The Huntsman: Winter's War Review
Back in 2012, I saw "Snow White and the Huntsman" and it was fine. Not horrible, not fantastic, just fine. I think out of the two Snow White movies we got that year, it was the better of the two, but I just feel that is a fainter praise than it probably comes off. I certainly would have never guessed in a thousand years that it would ever get a sequel. But sure enough, in 2016, we get "The Huntsman: Winter's War." Which is a prequel/sequel that focuses on how Chris Hemsworth's Eric became the Huntsman we saw in 2012. We also see a bit of history of Raveena, the evil queen played by Charlize Theron and her sister Feya (Emily Blunt). Who gained the power to freeze things once she got angry by her husbands betrayal.

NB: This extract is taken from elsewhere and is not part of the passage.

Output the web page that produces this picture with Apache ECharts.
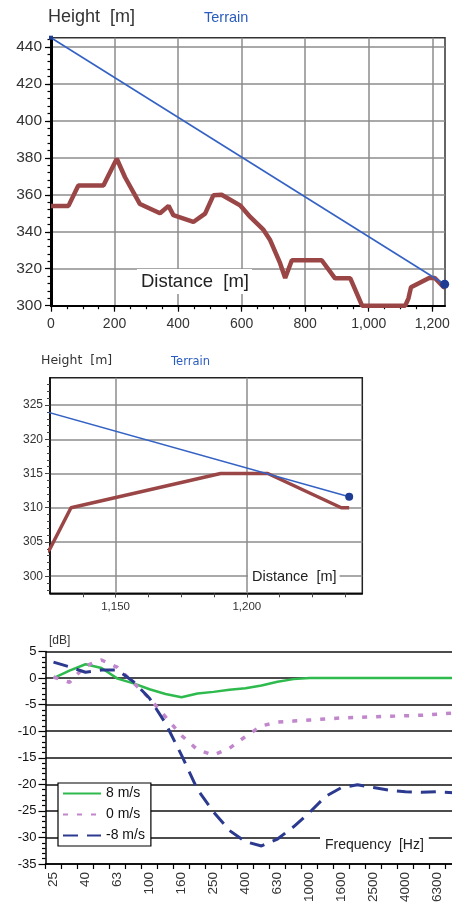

Did we need this sequel? Not even close. Did we ask for this sequel? I don't know about your friends and family, but I know nobody who was hoping and praying for a return to this world of Snow White. So I ask myself why this movie was even made. All I can guess is that its just another hollow reaction to the success of Disney's "Frozen" from 2013. Because Emily Blunt's Feya takes center stage in this movie. If you can imagine a warped version of Elsa who gained a hunger for power and took children out of their beds to build an army, First Order style. Feya forbade this army to fall in love, because after her husbands betrayal, love is bad. Two people she trained her army were Eric and Sara (Jessica Chastain). Eric and Sara ended up falling in love, so one day Feya had Sara killed in front of Eric's face, before exiling him from her army.
But don't worry, I haven't spoiled the movie. You see, Sara didn't really die. Feya just used her powers to have Eric believe she died. Turns out, Sara is looking for the mirror that brought Raveena so much power, because she knows Feya wants it. If the mirror ends up in Feya's hands, it could mean big trouble for the entire realm. At this point, the movie becomes a typical, flat, Liam Neeson-narrated "adventure." The mirror is turned into the McGuffin of the movie, and by the end we don't know if the true villain is Feya or Raveena. Eric and Sara spend some time of the movie getting mad at each other, but of course, they fall in love again. What is really confusing is that they keep making a big deal about saving Snow White's land, even though we never really see Snow White at all in the movie.
I love Chris Hemsworth, but I have to admit that it feels like he's incapable of making any good movies that aren't under the Marvel banner. (Aside from "Rush") He's packed full of charisma and tries hard to make this movie count, but nothing about his character stands out. The script he trying to bring to life is horrid, and he just can't make any of it count. Should I only get excited about Hemsworth when he's playing a character named Thor? That certainly seems to be my take on his career at large.
Charlize Theron is fine I guess. She isn't in the movie much. This isn't the movie we think it is from the marketing. While I'd welcome something like that normally, this is such a big mess that I don't think there is a movie at all. I think Emily Blunt is fantastic, and I think she does everything she was asked to do here, there is just nothing of substance to her character. The same can be said of Jessica Chastain's character. There is nothing these characters offer that would want me to buy a ticket to another adventure, there is nothing here that can possibly make me care about anything I am seeing. Any actress could have done what Raveena, Feya and Sara do here, and I am a little disappointed that Theron, Chastain and Blunt didn't do much make these characters stick out. These are three of the best actresses working in Hollywood right now, and they made this movie feel like a Syfy movie.
When it boils down to it, "The Huntsman:Winter's War," is a grab-bag of events. First, its about Eric and Sara and their quest against Feya. Then I guess they didn't know how to end it, so they threw Raveena in for a big main event-style fight to close things out. Everything that had to do with the mirror just shows that this movie is about how incredibly insecure Raveena and Feya are. I wonder, do women find this sexist? Was this the fable that the Grimm brothers were aiming for so many years ago? I don't know, I just know everything in this movie was poorly explored, poorly explained, and felt hollow.
Plus, Feya rides into battle on top of a polar bear. Much like the White Witch from "Chronicles of Narnia." I literally thought I was watching "Chronicles of Narnia." Couldn't the filmmakers been a little more original?